Summary: Should we indeed darshen the trup in this way?
Post: In the recently published Birkat Avraham, by R' Avraham Albert, on Vayakhel:
He is trying to darshen the following pesik, which I underlined in red:
to refer to this special covering mentioned by Rashi (and earlier, Rabbi Yehuda in Yerushalmi Yoma 4:6 and in Bemidbar Rabba), which they used to cover the fire as they traveled with the Mishkan so that it would not go out.
I like considering cases when people darshen the trup to mean various things. Why one would darshen the pesik specifically to indicate something extra, as opposed to an attempt to separate one concept from another, I don't know. Perhaps he has a consistent theory about this which I'll understand after reading more of his sefer. (Indeed, he does seem to. See here about the function of azla geresh.) I would say that we could just darshen as Chazal often darshen, that et is leRabbot, to include something else. I suppose we could say that be introducing the slight pause of pesik, it highlights the et even more, giving us reason to treat it as more that the simple grammatically required object-marker.

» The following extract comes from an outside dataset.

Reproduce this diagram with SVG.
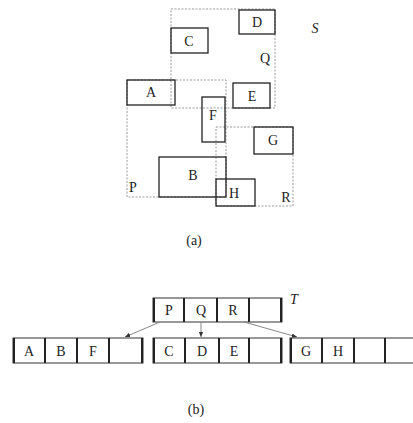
<svg xmlns="http://www.w3.org/2000/svg" width="413" height="423" viewBox="0 0 413 423">
<defs>
<style>
.t{font-family:"Liberation Serif","Times New Roman",serif;font-size:14px;fill:#222;text-anchor:middle}
.it{font-style:italic}
.box{fill:none;stroke:#222;stroke-width:1.3}
.mbr{fill:none;stroke:#999;stroke-width:1;stroke-dasharray:2 1.5}
.cell{fill:none;stroke:#333;stroke-width:1}
.bar{stroke:#222;stroke-width:2}
.arr{stroke:#888;stroke-width:1;fill:none}
</style>
<marker id="ah" viewBox="0 0 8 8" refX="7" refY="4" markerWidth="6" markerHeight="6" orient="auto">
<path d="M0,1 L7,4 L0,7 Z" fill="#333"/>
</marker>
</defs>
<rect width="413" height="423" fill="#fff"/>

<g id="mbr-P"><rect class="mbr" x="127" y="80" width="99" height="117"/><text class="t" x="133" y="192">P</text></g>
<g id="mbr-Q"><rect class="mbr" x="171" y="9" width="104" height="99"/><text class="t" x="265" y="63">Q</text></g>
<g id="mbr-R"><rect class="mbr" x="216" y="127" width="77" height="79"/><text class="t" x="286" y="202">R</text></g>
<g id="label-S"><text class="t it" x="315" y="33">S</text></g>

<g id="A"><rect class="box" x="127" y="80" width="48" height="25"/><text class="t" x="151" y="97">A</text></g>
<g id="C"><rect class="box" x="171" y="28" width="37" height="25"/><text class="t" x="189" y="46">C</text></g>
<g id="D"><rect class="box" x="239" y="10" width="36" height="24"/><text class="t" x="257" y="27">D</text></g>
<g id="E"><rect class="box" x="233" y="83" width="37" height="25"/><text class="t" x="252" y="101">E</text></g>
<g id="F"><rect class="box" x="202" y="97" width="23" height="45"/><text class="t" x="213" y="120">F</text></g>
<g id="G"><rect class="box" x="254" y="127" width="39" height="27"/><text class="t" x="273" y="145">G</text></g>
<g id="B"><rect class="box" x="159" y="157" width="67" height="40"/><text class="t" x="193" y="180">B</text></g>
<g id="H"><rect class="box" x="216" y="179" width="39" height="27"/><text class="t" x="234" y="198">H</text></g>

<text class="t" x="194" y="245">(a)</text>

<g id="T">
<rect class="cell" x="153" y="298" width="129" height="24"/>
<line class="bar" x1="154" y1="298" x2="154" y2="322"/>
<line class="bar" x1="184" y1="298" x2="184" y2="322"/>
<line class="bar" x1="217" y1="298" x2="217" y2="322"/>
<line class="bar" x1="249" y1="298" x2="249" y2="322"/>
<line class="bar" x1="281" y1="298" x2="281" y2="322"/>
<text class="t" x="169" y="315">P</text><text class="t" x="201" y="315">Q</text><text class="t" x="233" y="315">R</text>
<text class="t it" x="294" y="304">T</text>
</g>

<g id="leaf1">
<rect class="cell" x="13" y="338" width="130" height="25"/>
<line class="bar" x1="14" y1="338" x2="14" y2="363"/>
<line class="bar" x1="45" y1="338" x2="45" y2="363"/>
<line class="bar" x1="77" y1="338" x2="77" y2="363"/>
<line class="bar" x1="109" y1="338" x2="109" y2="363"/>
<line class="bar" x1="142" y1="338" x2="142" y2="363"/>
<text class="t" x="29" y="356">A</text><text class="t" x="61" y="356">B</text><text class="t" x="93" y="356">F</text>
</g>
<g id="leaf2">
<rect class="cell" x="153" y="338" width="129" height="25"/>
<line class="bar" x1="154" y1="338" x2="154" y2="363"/>
<line class="bar" x1="185" y1="338" x2="185" y2="363"/>
<line class="bar" x1="219" y1="338" x2="219" y2="363"/>
<line class="bar" x1="249" y1="338" x2="249" y2="363"/>
<line class="bar" x1="281" y1="338" x2="281" y2="363"/>
<text class="t" x="169" y="356">C</text><text class="t" x="202" y="356">D</text><text class="t" x="234" y="356">E</text>
</g>
<g id="leaf3">
<rect class="cell" x="290" y="338" width="130" height="25"/>
<line class="bar" x1="291" y1="338" x2="291" y2="363"/>
<line class="bar" x1="322" y1="338" x2="322" y2="363"/>
<line class="bar" x1="354" y1="338" x2="354" y2="363"/>
<line class="bar" x1="385" y1="338" x2="385" y2="363"/>
<text class="t" x="306" y="356">G</text><text class="t" x="338" y="356">H</text>
</g>

<g id="connectors">
<line class="arr" x1="160" y1="322" x2="125" y2="337" marker-end="url(#ah)"/>
<line class="arr" x1="201" y1="322" x2="201" y2="337" marker-end="url(#ah)"/>
<line class="arr" x1="244" y1="322" x2="297" y2="337" marker-end="url(#ah)"/>
</g>

<text class="t" x="196" y="414">(b)</text>
</svg>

However, I would take issue with this. First, this is not a pesik. It certainly shares the same sign, but it is not a pesik, which is the lightest of all possible divisions. Rather, the symbol combines with the munach under the word et to mark et with a munach legarmeih, which is a disjunctive, pausal accent, rather than a simple munach which is a mesharet. The reason the munach legarmeih appears is the reason given by William Wickes -- there is a continuous dichotomy, dividing and dividing again phrases into two parts, and it operates so long as there are at least three words in a phrase. And et mizback ha'olah is a phrase of three words, and the trup which subdivides a phrase ending in revia (which appears on the word haOlah) is the munach legarmeih.